Afin de construire un véhicule thermique, plus de 1 000 puces entrent dans le processus de fabrication, encore plus pour une voiture 100 % électrique. Le retour à la normale au niveau sanitaire dans le Sud-Est asiatique (Malaisie, Vietnam) a contribué à relancer les exportations de semi-conducteurs. Toutefois, le retour à la normale espéré en 2021 n’a pas eu lieu, et le P.-D.G. d’Intel a eu le nez creux à l’époque, en prévoyant une sortie de crise dans le courant de l’année 2023.
La guerre en Ukraine a aussi son impact
Outre les semi-conducteurs, un autre élément d’importance a vu sa production fortement perturbée. Les faisceaux électriques, produits pour la grande majorité en Ukraine, pays envahi par la Russie depuis février 2022, sont venus à manquer, exposant un peu plus la fragilité du secteur automobile face aux éléments géopolitiques. D’autant plus que les faisceaux électriques sont indispensables au bon fonctionnement des véhicules qu’ils soient thermiques, hybrides ou électriques. Les usines Leoni et Aptiv n’ont donc pas pu honorer les commandes passées par des groupes comme Volkswagen, Mercedes ou BMW, l’industrie automobile allemande ayant beaucoup de connexions avec l’Ukraine. À tel point que Porsche a dû momentanément mettre à l’arrêt son usine de Leipzig en mars dernier.
Les observateurs estiment donc que le retour à la normale devrait intervenir à la fin de l’année 2023, voire au printemps 2024 pour les plus pessimistes, même si les retards tendent à se raccourcir. Ils varient toujours en fonction des marques, et aussi du modèle choisi. En moyenne, celui-ci se situe autour de 8 ou 9 mois. Mais si l’on prend par exemple deux modèles différents au sein de la gamme Mercedes, les différences sont notables. Pour un modèle recherché comme un CLA Shooting Brake, il faut compter 18 mois de délai, tandis que si l’on souhaite s’offrir un Classe G, le délai peut s’élever à trois ans ! La raison ? Certaines marques donnent la priorité aux modèles électriques de leur gamme. Et comme ceux-ci sont de plus en plus nombreux… les marques qui tirent leur épingle du jeu en cette période troublée sont donc celles qui avaient constitué du stock. Parmi les bons élèves, on en retrouve certaines du groupe Stellantis, comme Citroën ou Opel.

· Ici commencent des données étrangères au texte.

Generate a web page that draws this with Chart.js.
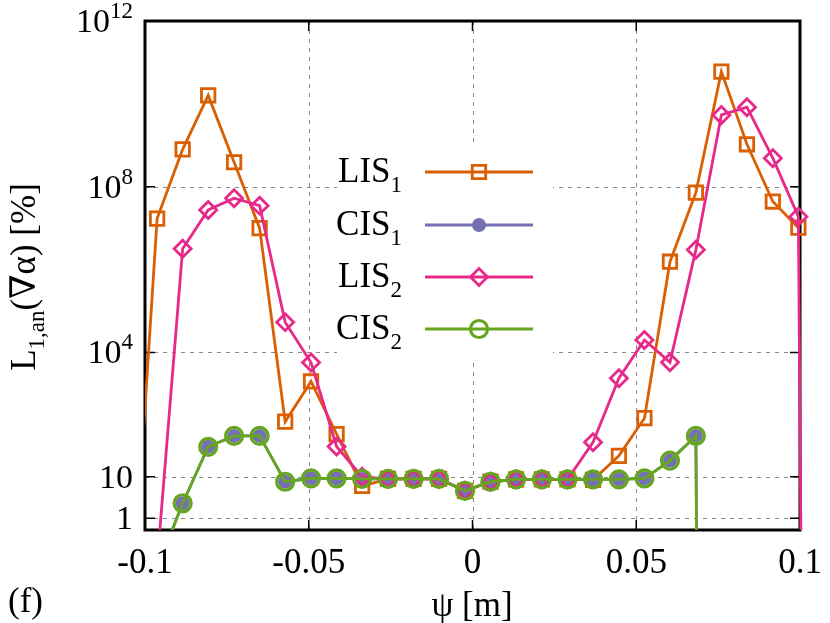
<!DOCTYPE html>
<html>
<head>
<meta charset="utf-8">
<script src="https://cdn.jsdelivr.net/npm/chart.js@4.4.1/dist/chart.umd.min.js"></script>
<style>
  html, body { margin: 0; padding: 0; background: #fff; }
  canvas { display: block; }
</style>
</head>
<body>
<canvas id="chart" width="830" height="623"></canvas>
<script>
// psi positions of the samples (first and last lie just outside the axis range)
const psi = [-0.1041, -0.0963, -0.0885, -0.0807, -0.0728, -0.0650, -0.0572, -0.0493, -0.0415, -0.0337,
    -0.0258, -0.0180, -0.0102, -0.0023, 0.0055, 0.0133, 0.0212, 0.0290, 0.0368, 0.0447,
    0.0525, 0.0603, 0.0682, 0.0760, 0.0838, 0.0917, 0.0995, 0.1073];
const lis1 = [0.004, 1.7e7, 8e8, 1.6e10, 3.9e8, 1e7, 214, 2000, 107, 6.0,
    8.9, 8.9, 8.9, 4.6, 7.6, 8.7, 8.7, 8.7, 8.4, 32,
    260, 1.55e6, 7.2e7, 6e10, 1.06e9, 4.4e7, 1.03e7, null];
const cis1 = [null, 0.06, 2.3, 53, 97, 97, 7.6, 9.2, 9.2, 8.9,
    8.9, 8.9, 8.9, 4.6, 7.6, 8.7, 8.7, 8.7, 8.7, 8.7,
    9.2, 24.6, 97, 1e-80, null, null, null, null];
const lis2 = [null, 0.08, 3.2e6, 2.75e7, 5.3e7, 3.5e7, 5.4e4, 5700, 54, 10,
    8.9, 8.9, 8.9, 4.6, 7.6, 8.7, 8.7, 8.7, 68, 2400,
    2e4, 5800, 3e6, 5.4e9, 8.3e9, 4.9e8, 1.9e7, 1e-70];
const cis2 = [null, 0.06, 2.3, 53, 97, 97, 7.6, 9.2, 9.2, 8.9,
    8.9, 8.9, 8.9, 4.6, 7.6, 8.7, 8.7, 8.7, 8.7, 8.7,
    9.2, 24.6, 97, 1e-80, null, null, null, null];

const seriesNames = ["LIS", "CIS", "LIS", "CIS"];
const seriesSubs = ["1", "1", "2", "2"];

const xTicks = [-0.1, -0.05, 0, 0.05, 0.1];
const xTickLabels = ["-0.1", "-0.05", "0", "0.05", "0.1"];
const xGrid = [-0.05, 0, 0.05];
const yTicks = [1, 10, 1e4, 1e8, 1e12];
const yTickBase = ["1", "10", "10", "10", "10"];
const yTickExp = ["", "", "4", "8", "12"];
const yGrid = [1, 10, 1e4, 1e8];

const FONT = '"Liberation Serif", "Times New Roman", "DejaVu Serif", serif';
const colors = ["#D95F02", "#7570B3", "#E7298A", "#66A61E"];
const styles = [
    { pointStyle: "rect", radius: 9.5, fill: false, width: 2.8 },
    { pointStyle: "circle", radius: 7, fill: true, width: 0 },
    { pointStyle: "rectRot", radius: 8.5, fill: false, width: 2.8 },
    { pointStyle: "circle", radius: 8.5, fill: false, width: 3.2 }
];

function toPoints(values) {
    return psi.map((x, i) => ({ x: x, y: values[i] }));
}

function makeDataset(label, values, ix, order) {
    let st = styles[ix];
    return {
        label: label,
        data: toPoints(values),
        borderColor: colors[ix],
        borderWidth: 2.8,
        pointStyle: st.pointStyle,
        pointRadius: st.radius,
        pointBorderColor: colors[ix],
        pointBorderWidth: st.width,
        pointBackgroundColor: st.fill ? colors[ix] : "rgba(0,0,0,0)",
        fill: false,
        tension: 0,
        order: order,
        clip: { left: 0, top: 6, right: 9, bottom: 0 }
    };
}

// draws a run of [text, size, dy] pieces
function drawPieces(ctx, pieces, x, y, align) {
    let total = 0;
    pieces.forEach(p => {
        ctx.font = p[1] + "px " + FONT;
        total += ctx.measureText(p[0]).width;
    });
    let cx = x;
    if (align === "right") cx = x - total;
    if (align === "center") cx = x - total / 2;
    ctx.textAlign = "left";
    ctx.textBaseline = "alphabetic";
    pieces.forEach(p => {
        ctx.font = p[1] + "px " + FONT;
        ctx.fillText(p[0], cx, y + p[2]);
        cx += ctx.measureText(p[0]).width;
    });
}

function drawMarker(ctx, ix, x, y) {
    let st = styles[ix];
    let r = st.radius;
    ctx.beginPath();
    if (st.pointStyle === "rect") {
        let s = Math.SQRT1_2 * r;
        ctx.rect(x - s, y - s, 2 * s, 2 * s);
    } else if (st.pointStyle === "rectRot") {
        ctx.moveTo(x - r, y);
        ctx.lineTo(x, y - r);
        ctx.lineTo(x + r, y);
        ctx.lineTo(x, y + r);
        ctx.closePath();
    } else {
        ctx.arc(x, y, r, 0, Math.PI * 2);
    }
    if (st.fill) {
        ctx.fillStyle = colors[ix];
        ctx.fill();
    }
    if (st.width > 0) {
        ctx.lineWidth = st.width;
        ctx.strokeStyle = colors[ix];
        ctx.stroke();
    }
}

const framePlugin = {
    id: "frame",
    beforeDatasetsDraw(chart) {
        const ctx = chart.ctx;
        const a = chart.chartArea;
        const xs = chart.scales.x, ys = chart.scales.y;
        ctx.save();
        // dashed grid
        ctx.strokeStyle = "#8a8a8a";
        ctx.lineWidth = 1;
        ctx.setLineDash([4, 5]);
        yGrid.forEach(v => {
            let py = Math.round(ys.getPixelForValue(v)) + 0.5;
            ctx.beginPath(); ctx.moveTo(a.left, py); ctx.lineTo(a.right, py); ctx.stroke();
        });
        xGrid.forEach(v => {
            let px = Math.round(xs.getPixelForValue(v)) + 0.5;
            ctx.beginPath(); ctx.moveTo(px, a.top); ctx.lineTo(px, a.bottom); ctx.stroke();
        });
        ctx.setLineDash([]);
        // key box background
        ctx.fillStyle = "#fff";
        ctx.fillRect(337, 147, 216, 211);
        // ticks
        ctx.strokeStyle = "#000";
        ctx.lineWidth = 1.5;
        yTicks.forEach(v => {
            let py = ys.getPixelForValue(v);
            ctx.beginPath();
            ctx.moveTo(a.left, py); ctx.lineTo(a.left + 10, py);
            ctx.moveTo(a.right, py); ctx.lineTo(a.right - 10, py);
            ctx.stroke();
        });
        xTicks.forEach(v => {
            let px = xs.getPixelForValue(v);
            ctx.beginPath();
            ctx.moveTo(px, a.bottom); ctx.lineTo(px, a.bottom - 10);
            ctx.moveTo(px, a.top); ctx.lineTo(px, a.top + 10);
            ctx.stroke();
        });
        // frame
        ctx.lineWidth = 3;
        ctx.strokeRect(a.left, a.top, a.right - a.left, a.bottom - a.top);
        ctx.restore();
    },
    afterDatasetsDraw(chart) {
        const ctx = chart.ctx;
        const xs = chart.scales.x, ys = chart.scales.y;
        ctx.save();
        ctx.fillStyle = "#000";
        // tick labels
        yTicks.forEach((v, i) => {
            let py = ys.getPixelForValue(v);
            let pieces = [[yTickBase[i], 34, 0]];
            if (yTickExp[i]) pieces.push([yTickExp[i], 23, -14]);
            drawPieces(ctx, pieces, 133, py + 11, "right");
        });
        xTicks.forEach((v, i) => {
            drawPieces(ctx, [[xTickLabels[i], 35, 0]], xs.getPixelForValue(v), 573, "center");
        });
        // axis titles
        drawPieces(ctx, [["ψ [m]", 35, 0]], 472, 616, "center");
        drawPieces(ctx, [["(f)", 35, 0]], 8, 612, "left");
        ctx.save();
        ctx.translate(35, 277);
        ctx.rotate(-Math.PI / 2);
        drawPieces(ctx, [["L", 35, 0], ["1,an", 23, 9], ["(∇α) [%]", 35, 0]], 0, 0, "center");
        ctx.restore();
        // key
        const rows = [172, 225, 277, 329];
        rows.forEach((ry, i) => {
            ctx.fillStyle = "#000";
            drawPieces(ctx, [[seriesNames[i], 35, 0], [seriesSubs[i], 23, 10]], 402, ry + 9.5, "right");
            ctx.strokeStyle = colors[i];
            ctx.lineWidth = 2.8;
            ctx.beginPath(); ctx.moveTo(425, ry); ctx.lineTo(533, ry); ctx.stroke();
            drawMarker(ctx, i, 479, ry);
        });
        ctx.restore();
    }
};

new Chart(document.getElementById("chart"), {
    type: "line",
    data: {
        datasets: [
            makeDataset("LIS1", lis1, 0, 3),
            makeDataset("CIS1", cis1, 1, 2),
            makeDataset("LIS2", lis2, 2, 1),
            makeDataset("CIS2", cis2, 3, 0)
        ]
    },
    options: {
        responsive: false,
        animation: false,
        devicePixelRatio: 1,
        events: [],
        layout: { padding: { left: 145, top: 21, right: 30, bottom: 93 } },
        scales: {
            x: { type: "linear", min: -0.1, max: 0.1, display: false },
            y: { type: "logarithmic", min: 0.52, max: 1e12, display: false }
        },
        plugins: {
            legend: { display: false },
            tooltip: { enabled: false }
        }
    },
    plugins: [framePlugin]
});
</script>
</body>
</html>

Enfin, dernier facteur à l’autre bout de la chaîne de production, la pénurie de chauffeurs routiers. Une tendance qui ne va pas aller en s’améliorant en raison d’une demande accrue dans le transport, et aussi d’une pyramide des âges vieillissante. Le fossé croissant entre les départs à la retraite et les nouveaux conducteurs devrait voir le taux de postes vacants de chauffeurs routiers tripler pour atteindre plus de 60 % d’ici 2026, et quintupler pour les chauffeurs d’autobus et d’autocars pour atteindre près de 50 % d’ici cette même année.